Antoine et Cléopâtre : Salade César
Scène

Antoine et Cléopâtre : Salade César

Antoine et Cléopâtre, un croisement de Shakespeare et de Lewis Furey qui ne passe pas du tout la rampe.

Depuis leur création il y a quatre siècles, les pièces de Shakespeare ont connu les mises en scène les plus diverses. Pour une vision lumineuse, combien de propositions affligeantes et de relectures intempestives? Que ceux qui pensent que les chefs-d’œuvre du grand Will ont été servis à toutes les sauces se détrompent! Ces jours-ci, Lewis Furey transforme Antoine et Cléopâtre en un objet aussi hybride que brouillon.

Comme si l’on tenait à ce que le spectacle décroche le titre d’œuvre d’art totale, au sens wagnérien du terme, les disciplines les plus diverses ont été mises en présence. D’abord, le chant et la musique: une ambiance et un phrasé typiquement Furey, une partition soignée où dominent les notes d’un piano à queue. Ensuite, la danse: une chorégraphie de Claude Godin, de très belles séquences de mouvements où point l’influence d’Édouard Lock. Et, finalement, l’espace: un plateau presque nu, un lieu dépouillé qu’une lumière souveraine rend futuriste. Annick La Bissonnière et Alain Lortie signent une "architecture lumineuse" – une expression un peu pompeuse – qui émerveille, tableau après tableau. Contemporains et banalement prêt-à-porter, les costumes de Georges Lévesque et Michèle Hamel démystifient des personnages pourtant plus grands que nature.

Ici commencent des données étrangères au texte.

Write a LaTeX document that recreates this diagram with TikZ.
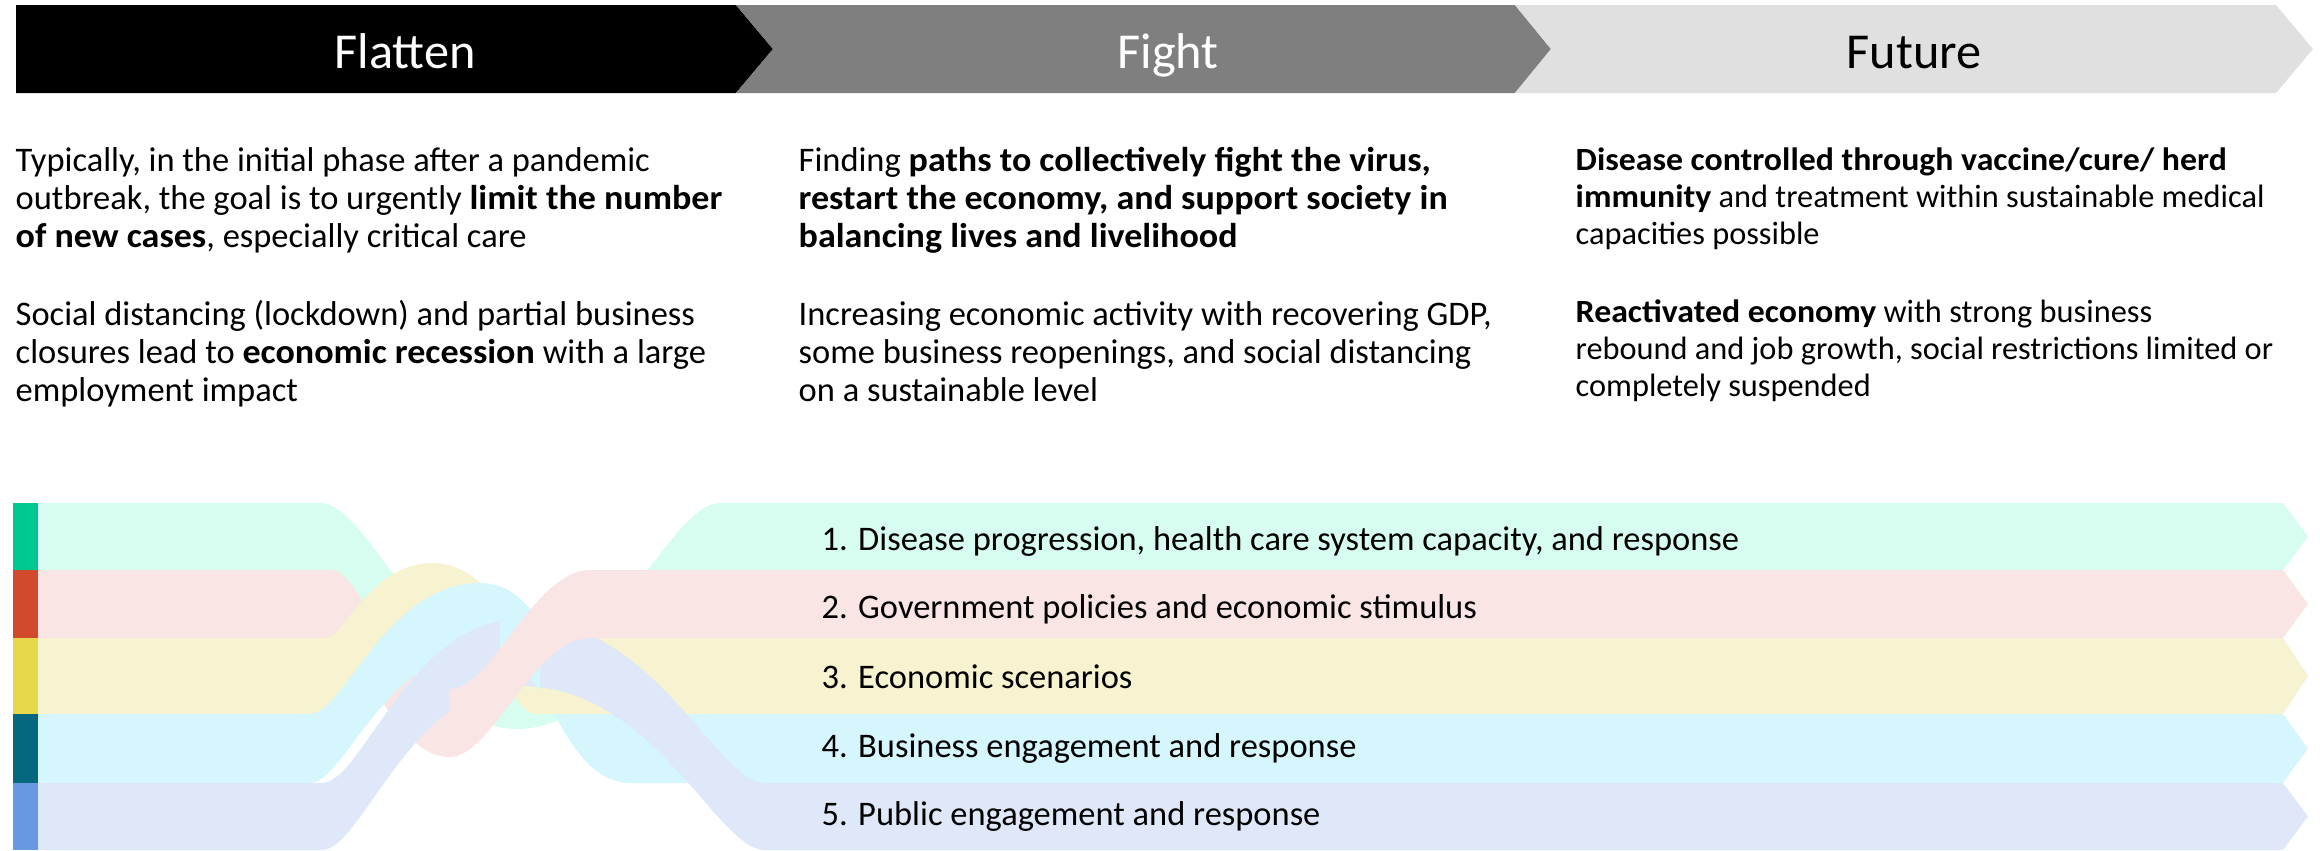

Il y a là une surabondance de signes qui trouble gravement le décodage de la représentation et du récit. Interchangeables, quand ce n’est pas carrément supprimables, les 47 "chansons" de ce théâtre musical en cinq actes (totalisant près de trois heures) font péniblement avancer l’action. Avec une voix frêle et des manières de fillette geignarde, Sylvie Moreau incarne une Cléopâtre bien plus agaçante qu’imposante. Plus convaincant, Jean Maheux offre sa voix, belle et forte, à un Antoine malgré tout schématique. Renaud Paradis, manifestement doué pour le mouvement, chante aussi avec aplomb. Son Octave, personnification du mal, est sans contredit le plus étoffé des trois protagonistes centraux. En observant ce plateau bariolé de corps, de lumière, d’éclats de voix et de notes, on croirait que le metteur en scène a quitté le navire, laissant l’anarchie prendre le dessus.